As a freelancer working with a home improvement business, I was tasked with working with various departments on communications projects. I noticed there were constantly changing “rules” about what people needed to do to provide customer service and meet different department needs.
Throughout the course of a couple of weeks, I learned about tons of ways people had to “check” with each other in order to schedule and document projects – since different people had different ideas about how things should be done. Assumptions, accusations, and customer complaints were common.
The team leader who had been there awhile barely knew how the computer system worked that the team relied on to schedule projects, so he was of little help.
Here’s an example of just one of the many frustrating conversations I had with the client’s staff:
Me: Have you followed up on this customer concern that I sent you an e-mail about a few days ago? The customer called again to follow up and said she hadn’t heard from anyone.
I received a jumbled, confused response:
Client: The customer should know better than to ask about that, I mean, it’s complicated.
Then, someone from the office rushed over to my desk to further explain the issue without any resolution, looking alarmed and angry. I e-mailed the associate again to gain further clarification.
Me: Are you going to call the customer, then?
Client: I KNOW HOW TO DO MY JOB!
I might also add that yelling, high-pressure drama, and offensive language was common at this office. I left shortly after.
I work for a small company where the boss went on vacation for a week.
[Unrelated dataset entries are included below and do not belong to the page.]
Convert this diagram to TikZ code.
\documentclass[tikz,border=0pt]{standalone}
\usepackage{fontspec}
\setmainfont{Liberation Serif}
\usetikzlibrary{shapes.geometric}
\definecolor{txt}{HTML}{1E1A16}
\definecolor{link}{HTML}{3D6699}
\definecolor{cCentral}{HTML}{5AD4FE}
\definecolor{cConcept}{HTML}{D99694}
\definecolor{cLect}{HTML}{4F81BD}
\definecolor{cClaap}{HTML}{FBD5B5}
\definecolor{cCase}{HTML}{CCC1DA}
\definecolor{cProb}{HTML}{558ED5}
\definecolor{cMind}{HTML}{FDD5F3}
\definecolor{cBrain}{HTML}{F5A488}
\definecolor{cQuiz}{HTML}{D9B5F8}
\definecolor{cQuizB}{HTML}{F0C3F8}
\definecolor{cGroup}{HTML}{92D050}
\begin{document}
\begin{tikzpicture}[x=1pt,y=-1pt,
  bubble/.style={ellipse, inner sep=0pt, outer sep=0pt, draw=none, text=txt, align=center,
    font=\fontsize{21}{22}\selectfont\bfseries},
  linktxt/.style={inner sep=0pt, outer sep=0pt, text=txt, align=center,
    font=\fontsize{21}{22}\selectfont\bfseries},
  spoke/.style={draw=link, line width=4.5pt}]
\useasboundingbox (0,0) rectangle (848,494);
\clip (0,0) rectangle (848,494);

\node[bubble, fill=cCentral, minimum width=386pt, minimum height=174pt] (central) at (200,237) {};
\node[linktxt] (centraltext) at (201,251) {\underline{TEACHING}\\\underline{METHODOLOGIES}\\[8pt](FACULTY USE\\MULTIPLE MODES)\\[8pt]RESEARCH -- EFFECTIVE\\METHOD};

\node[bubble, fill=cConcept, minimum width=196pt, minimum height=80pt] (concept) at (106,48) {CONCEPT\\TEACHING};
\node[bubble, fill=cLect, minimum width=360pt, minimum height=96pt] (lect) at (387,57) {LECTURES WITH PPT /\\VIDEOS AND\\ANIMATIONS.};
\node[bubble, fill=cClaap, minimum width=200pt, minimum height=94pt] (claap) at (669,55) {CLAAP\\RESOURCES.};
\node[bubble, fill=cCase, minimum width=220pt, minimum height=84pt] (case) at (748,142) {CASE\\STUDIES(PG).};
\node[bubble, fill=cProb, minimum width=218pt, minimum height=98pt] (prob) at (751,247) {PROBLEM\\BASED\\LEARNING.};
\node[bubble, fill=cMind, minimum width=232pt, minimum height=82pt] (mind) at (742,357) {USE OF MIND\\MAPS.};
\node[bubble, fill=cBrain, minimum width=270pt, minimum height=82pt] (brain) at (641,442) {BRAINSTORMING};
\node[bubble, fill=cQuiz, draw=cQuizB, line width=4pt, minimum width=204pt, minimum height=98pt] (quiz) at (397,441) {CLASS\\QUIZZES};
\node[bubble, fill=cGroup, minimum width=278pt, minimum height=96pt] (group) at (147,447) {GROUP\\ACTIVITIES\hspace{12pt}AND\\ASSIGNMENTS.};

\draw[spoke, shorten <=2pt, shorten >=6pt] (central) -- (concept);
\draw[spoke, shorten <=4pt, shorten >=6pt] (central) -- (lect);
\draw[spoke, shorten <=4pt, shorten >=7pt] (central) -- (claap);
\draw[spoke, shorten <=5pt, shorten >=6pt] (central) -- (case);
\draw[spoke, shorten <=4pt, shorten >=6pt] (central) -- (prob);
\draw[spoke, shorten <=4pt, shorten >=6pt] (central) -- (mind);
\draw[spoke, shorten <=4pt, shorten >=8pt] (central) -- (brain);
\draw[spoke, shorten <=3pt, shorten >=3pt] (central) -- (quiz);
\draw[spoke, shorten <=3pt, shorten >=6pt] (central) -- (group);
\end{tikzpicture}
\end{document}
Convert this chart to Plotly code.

He left me with a months worth of projects to complete in that time with the expectation, “see what you can get done in a week.” Seemed reasonable. This week he came back.
Me: How was your vacation?
Client: Good. How was yours?
Me: …um, I wasn’t on vacation. I was here working on projects.
Client: Well… let’s face it. When I’m not here, nothing gets done. Unless you got everything I left you with finished, then you were pretty much on vacation.
Later in the day he dropped hints about removing “some” holidays and/or vacation time to accommodate the “lack of work that got done while he was gone.”
I am a proofreader and a client emailed me about reviewing his first book.
Client: I am a first-time self-publisher and writer looking for a proofreader. I’m writing in the AP style. I am looking to pair with someone just beginning as a proofreader, just as I am starting as a self-published writer.
Me: Great! I’m more experienced than just starting out, but I’d love to help you with your book. Here are my rates.
Client: Oh, I was just hoping I could proofread something for you in return.
I was designing a site for a website dealing with school-age kids.
The original placeholder image we used had a gaggle of kids: about 20 Caucasian girls, one Caucasian boy, and two East Asian girls.
Client: That’s not diverse enough.
Me: I agree. Let me see what else I can bring up.
I found three images that might fit our needs, which the client kindly rated by “diversity.”
The first was a handful of African-American, Caucasian, and East Asian kids, split roughly evenly between boys and girls:
Client: Maybe diverse enough.
The next had four African-American boys, one Caucasian boy, and one African-American girl:
Client: That’s more diverse.
The last had three African-American boys:
Client: That’s the most diverse.
You keep using that word. I do not think you know what it means.
Not one of their images had any Middle Eastern or Latin kids.
I’m the teacher that puts all the basketball sponsors on the scoreboard during games at the high school. The gymnasium scoreboard isn’t exactly high-res, so image size is usually not a problem.
Except when a local car dealership (owned by a student’s parent) sent us .gif that was 60 x 31 pixels.
Me: Hi! Could you send me a higher resolution version of your ad for the scoreboard? This one is too small and will show up blurry.
Client: That’s okay, just use that one.
Three days later after the first home basketball game…
Client: My son told me that the logo is so blurry that you can’t even read the name! I WANT THIS CORRECTED IMMEDIATELY.
Angry responses come like clockwork.